# Attention Lang 36" patio owners!



## waterboy12 (Nov 25, 2013)

After a complication at Acadamy Sports I'm turning my attention to Lang. Interested ine the 36" patio and 36" deluxe patio. I have a few questions. What is the capacity for any given meat? Shoulder? Brisket? Ribs? Are they really as easy to cook on as everybody says? And if you could do it again would you? Any regrets or after thoughts?


----------



## whittling chip (Nov 25, 2013)

I have the 36 Patio Deluxe and love it. The site gives the quantity of meat that the unit can smoke. However, I will say this. Given the number of butts or ribs that they indicate, you would have to move your meat from top to bottom racks and rotate. I find this is a great smoker but it is not large enough for large groups when cook times of your meat are 4 hours or longer. Would I buy it again. Yes. Knowing what I know now would I buy the 48", yes.
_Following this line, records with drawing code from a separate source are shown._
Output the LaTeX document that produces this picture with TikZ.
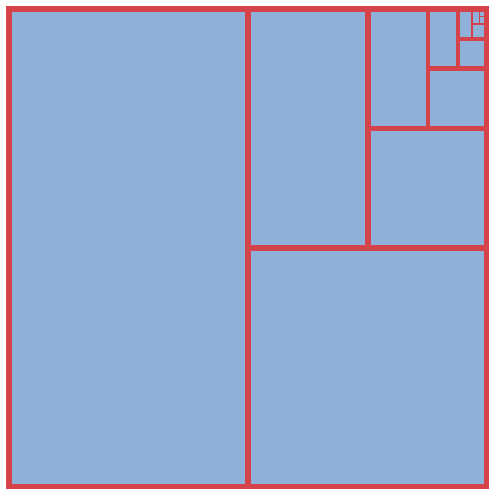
\documentclass[tikz,border=0pt]{standalone}
\definecolor{cellblue}{HTML}{8FB1DA}
\definecolor{edgered}{HTML}{D7434B}
\tikzset{
  wall/.style={draw=edgered, line cap=rect},
}
\begin{document}
\begin{tikzpicture}[x=1pt,y=-1pt]
\useasboundingbox (0,0) rectangle (489,489);
\fill[white] (0,0) rectangle (489,489);
\fill[cellblue] (9,9) rectangle (487,487);
\draw[wall, line width=5.2pt] (248,9) -- (248,487);
\draw[wall, line width=5.2pt] (248,248) -- (487,248);
\draw[wall, line width=5.2pt] (368,9) -- (368,248);
\draw[wall, line width=5pt] (368,128.5) -- (487,128.5);
\draw[wall, line width=4.8pt] (428,9) -- (428,128.5);
\draw[wall, line width=4.4pt] (428,68.5) -- (487,68.5);
\draw[wall, line width=4pt] (457.5,9) -- (457.5,68.5);
\draw[wall, line width=3.4pt] (457.5,39) -- (487,39);
\draw[wall, line width=2.8pt] (472,9) -- (472,39);
\draw[wall, line width=2.2pt] (472,24) -- (487,24);
\draw[wall, line width=1.6pt] (479.5,9) -- (479.5,24);
\draw[wall, line width=1.2pt] (479.5,16.5) -- (487,16.5);
\draw[edgered, line width=6pt] (9,9) rectangle (487,487);
\end{tikzpicture}
\end{document}
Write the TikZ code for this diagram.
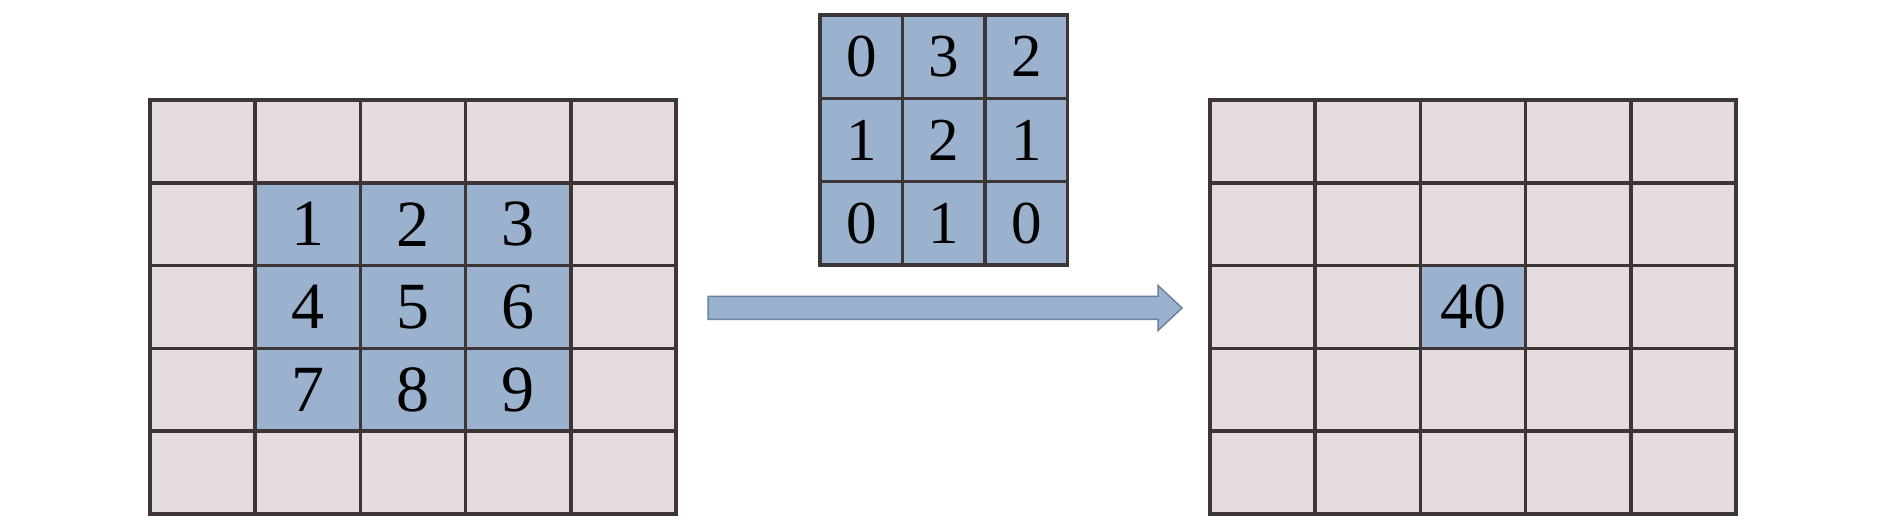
\documentclass[tikz,border=0pt]{standalone}
\usepackage{fontspec}
\setmainfont{Liberation Serif}
\definecolor{cellpink}{RGB}{229,221,221}
\definecolor{cellblue}{RGB}{155,178,206}
\definecolor{gridline}{RGB}{62,54,54}
\definecolor{arrowedge}{RGB}{110,130,160}
\begin{document}
\begin{tikzpicture}[x=1pt,y=-1pt,
  gridlines/.style={draw=gridline,line width=3.5pt,line cap=rect},
  bignum/.style={font=\fontsize{66}{66}\selectfont,inner sep=0pt},
  kernnum/.style={font=\fontsize{61}{61}\selectfont,inner sep=0pt},
  blockarrow/.style={fill=cellblue,draw=arrowedge,line width=1.5pt,line join=miter}]
\useasboundingbox (0,0) rectangle (1890,526);
\fill[white] (0,0) rectangle (1890,526);
% left grid
\fill[cellpink] (150,100) rectangle (676,514);
\fill[cellblue] (256,183) rectangle (571,432);
\foreach \i in {0,...,5}{
  \draw[gridlines] ({150+105.2*\i},100) -- ({150+105.2*\i},514);
  \draw[gridlines] (150,{100+82.8*\i}) -- (676,{100+82.8*\i});
}
% right grid
\fill[cellpink] (1210,100) rectangle (1736,514);
\fill[cellblue] (1420.4,265.6) rectangle (1525.6,348.4);
\foreach \i in {0,...,5}{
  \draw[gridlines] ({1210+105.2*\i},100) -- ({1210+105.2*\i},514);
  \draw[gridlines] (1210,{100+82.8*\i}) -- (1736,{100+82.8*\i});
}
% kernel
\fill[cellblue] (820,15) rectangle (1067.5,265);
\foreach \i in {0,...,3}{
  \draw[gridlines] ({820+82.5*\i},15) -- ({820+82.5*\i},265);
  \draw[gridlines] (820,{15+83.33*\i}) -- (1067.5,{15+83.33*\i});
}
% left numbers
\foreach \r/\c/\v/\nm in {0/0/1/a1,0/1/2/a2,0/2/3/a3,1/0/4/a4,1/1/5/a5,1/2/6/a6,2/0/7/a7,2/1/8/a8,2/2/9/a9}{
  \node[bignum] (\nm) at ({150+105.2*(\c+1.5)},{100+82.8*(\r+1.5)}) {\v};
}
% kernel numbers
\foreach \r/\c/\v/\nm in {0/0/0/k1,0/1/3/k2,0/2/2/k3,1/0/1/k4,1/1/2/k5,1/2/1/k6,2/0/0/k7,2/1/1/k8,2/2/0/k9}{
  \node[kernnum] (\nm) at ({820+82.5*(\c+0.5)},{15+83.33*(\r+0.5)}) {\v};
}
% result
\node[bignum] (res) at (1473,307) {40};
% arrow
\coordinate (as) at (708,308);
\coordinate (ae) at (1182,308);
\draw[blockarrow] ([yshift=-11.5pt]as) -- ([xshift=-24pt,yshift=-11.5pt]ae) -- ([xshift=-24pt,yshift=-22.5pt]ae) -- (ae) -- ([xshift=-24pt,yshift=22.5pt]ae) -- ([xshift=-24pt,yshift=11.5pt]ae) -- ([yshift=11.5pt]as) -- cycle;
\end{tikzpicture}
\end{document}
I will tell you what all other Lang owners will tell you and that it is very easy to cook on because it is built so heavy duty that it really holds it's heat.

Just my 2 cents, hope it helps.

Whittling Chip

EDIT: Here's what the site says it cooks:

*The 36" smoker cooker holds 60-72 pounds of food with room for more. Can smoke four 10 pound pork butts and two 16 pound briskets at the same time. The built in charcoal grill and warmer box provides additional cooking racks.*


----------



## waterboy12 (Nov 25, 2013)

Thanks chip, yes I saw the meat capacity bus wondering about how many racks of runs will fit on it at a time? If I wanted to do a shoulder and ribs together how many racks could I get on with the shoulder. Yes I saw the 48 patio and would love to have it but restricted in price. I have a firm $1500 budget. I've heard nothing but good things about lang, and I'm a firm believer in the you get what you pay for montra. Depending on what shipping is will be the factor on the deluxe model. Either way I plan on having a 36 within a few weeks.


----------



## glocksrock (Nov 25, 2013)

waterboy12 said:


> Thanks chip, yes I saw the meat capacity bus wondering about how many racks of runs will fit on it at a time? If I wanted to do a shoulder and ribs together how many racks could I get on with the shoulder. Yes I saw the 48 patio and would love to have it but restricted in price. I have a firm $1500 budget. I've heard nothing but good things about lang, and I'm a firm believer in the you get what you pay for montra. Depending on what shipping is will be the factor on the deluxe model. Either way I plan on having a 36 within a few weeks.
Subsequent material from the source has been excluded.